Weak ventilation in the weeks before the monsoon compounds the problem further, leaving little wind movement to carry heat away from densely built neighbourhoods.
India’s heat action plans, the official government frameworks that trigger warnings, open cooling centres, and advise the public, are almost entirely built around daytime temperature thresholds. When the mercury crosses a certain point in the afternoon, the system responds.
The study argues this framework is missing the point.
“Current Heat Action Plans, which are largely daytime-centric, likely underestimate risk. Effective mitigation requires strategies specifically targeting nocturnal cooling and compound stress,” the authors wrote.
They call for a fundamental shift: incorporating minimum nighttime temperatures into early warning systems, providing nighttime cooling shelters, and redesigning cities to improve nocturnal ventilation through green cover, cool roofs, and building materials that reflect rather than absorb heat.
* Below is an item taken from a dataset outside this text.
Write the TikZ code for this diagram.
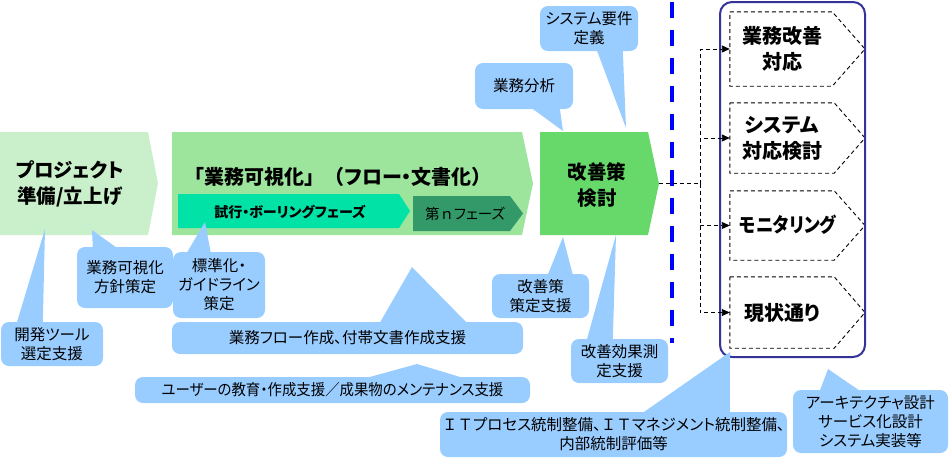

A transition already underway
The study is careful to frame this not as a future risk but as a present reality.
“The transition from episodic daytime extremes to chronic, diurnally persistent heat stress represents a fundamental shift in India’s climate risk profile,” the authors conclude.
For South India, where humidity, dense urbanisation, and pre-monsoon weather patterns create the most compound-prone conditions in the country, that transition is furthest along.
The researchers studied cities under the Smart Cities Mission, a government programme specifically designed to improve urban infrastructure and resilience. The implication is pointed: the cities most equipped, in theory, to respond are the ones the data says are most exposed.
Whether the response matches the scale of the problem is a question the data alone cannot answer.